• [Source data]:

## begin

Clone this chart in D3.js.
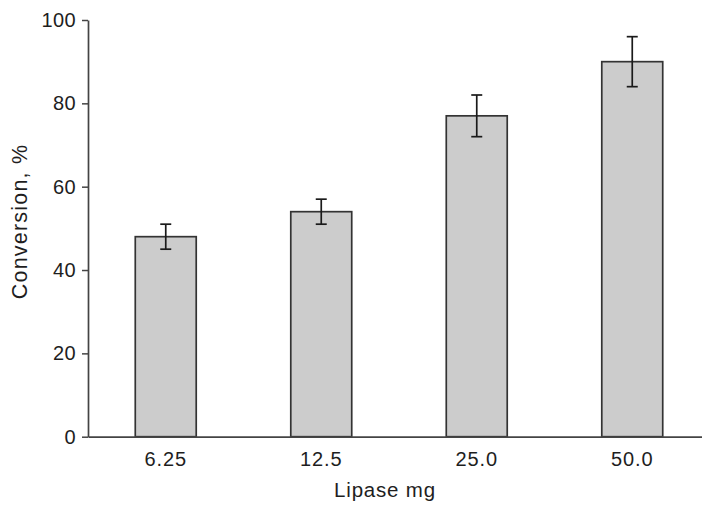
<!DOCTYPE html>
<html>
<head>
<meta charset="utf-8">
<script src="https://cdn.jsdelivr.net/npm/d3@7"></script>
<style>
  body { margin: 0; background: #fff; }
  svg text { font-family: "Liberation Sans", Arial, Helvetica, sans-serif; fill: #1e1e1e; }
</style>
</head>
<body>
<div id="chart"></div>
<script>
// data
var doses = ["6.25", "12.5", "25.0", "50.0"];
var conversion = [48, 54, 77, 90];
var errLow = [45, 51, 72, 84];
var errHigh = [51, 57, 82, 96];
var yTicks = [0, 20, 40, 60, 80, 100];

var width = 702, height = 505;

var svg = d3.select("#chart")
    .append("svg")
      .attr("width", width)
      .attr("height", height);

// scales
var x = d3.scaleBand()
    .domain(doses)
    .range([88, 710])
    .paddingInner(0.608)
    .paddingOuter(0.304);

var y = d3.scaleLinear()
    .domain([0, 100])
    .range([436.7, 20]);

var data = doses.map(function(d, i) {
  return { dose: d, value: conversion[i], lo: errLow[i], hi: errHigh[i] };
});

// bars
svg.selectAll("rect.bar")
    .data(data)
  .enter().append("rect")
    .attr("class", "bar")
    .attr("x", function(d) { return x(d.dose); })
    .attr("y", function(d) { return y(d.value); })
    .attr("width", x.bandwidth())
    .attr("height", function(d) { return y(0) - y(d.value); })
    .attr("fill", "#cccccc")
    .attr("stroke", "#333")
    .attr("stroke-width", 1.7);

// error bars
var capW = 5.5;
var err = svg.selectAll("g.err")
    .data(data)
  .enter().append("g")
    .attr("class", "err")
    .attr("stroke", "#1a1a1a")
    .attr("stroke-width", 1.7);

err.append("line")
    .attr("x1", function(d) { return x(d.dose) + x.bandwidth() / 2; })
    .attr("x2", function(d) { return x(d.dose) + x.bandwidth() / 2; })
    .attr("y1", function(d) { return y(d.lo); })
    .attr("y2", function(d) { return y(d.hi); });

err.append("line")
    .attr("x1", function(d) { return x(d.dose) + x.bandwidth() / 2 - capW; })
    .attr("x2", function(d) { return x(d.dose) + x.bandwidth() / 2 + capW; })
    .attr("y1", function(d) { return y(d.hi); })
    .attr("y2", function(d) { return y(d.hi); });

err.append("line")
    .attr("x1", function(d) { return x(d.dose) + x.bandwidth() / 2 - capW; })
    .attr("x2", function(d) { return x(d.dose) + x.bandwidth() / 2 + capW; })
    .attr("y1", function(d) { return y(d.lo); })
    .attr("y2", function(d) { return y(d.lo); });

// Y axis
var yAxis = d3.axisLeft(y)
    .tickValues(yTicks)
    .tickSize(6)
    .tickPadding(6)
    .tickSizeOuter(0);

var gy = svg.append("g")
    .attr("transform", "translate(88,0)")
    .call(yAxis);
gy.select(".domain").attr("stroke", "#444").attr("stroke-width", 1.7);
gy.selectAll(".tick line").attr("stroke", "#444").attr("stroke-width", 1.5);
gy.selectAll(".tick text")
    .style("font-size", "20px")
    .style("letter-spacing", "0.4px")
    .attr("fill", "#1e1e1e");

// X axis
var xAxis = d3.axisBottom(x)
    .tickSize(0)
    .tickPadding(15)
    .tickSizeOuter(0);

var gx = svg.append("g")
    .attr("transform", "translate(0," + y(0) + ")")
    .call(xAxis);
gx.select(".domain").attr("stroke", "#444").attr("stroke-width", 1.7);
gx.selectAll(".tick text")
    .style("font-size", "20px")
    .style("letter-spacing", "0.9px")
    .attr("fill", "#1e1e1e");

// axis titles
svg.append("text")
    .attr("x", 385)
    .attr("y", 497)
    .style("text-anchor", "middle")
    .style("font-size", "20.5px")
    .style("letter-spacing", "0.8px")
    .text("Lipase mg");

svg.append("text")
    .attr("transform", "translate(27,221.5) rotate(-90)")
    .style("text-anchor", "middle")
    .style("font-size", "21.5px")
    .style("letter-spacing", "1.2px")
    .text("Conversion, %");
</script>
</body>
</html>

## end

• [Task to complete]: Copy each line of the preceding data that contains the string "chart".

• [Exercise response]:
Clone this chart in D3.js.
<div id="chart"></div>
var svg = d3.select("#chart")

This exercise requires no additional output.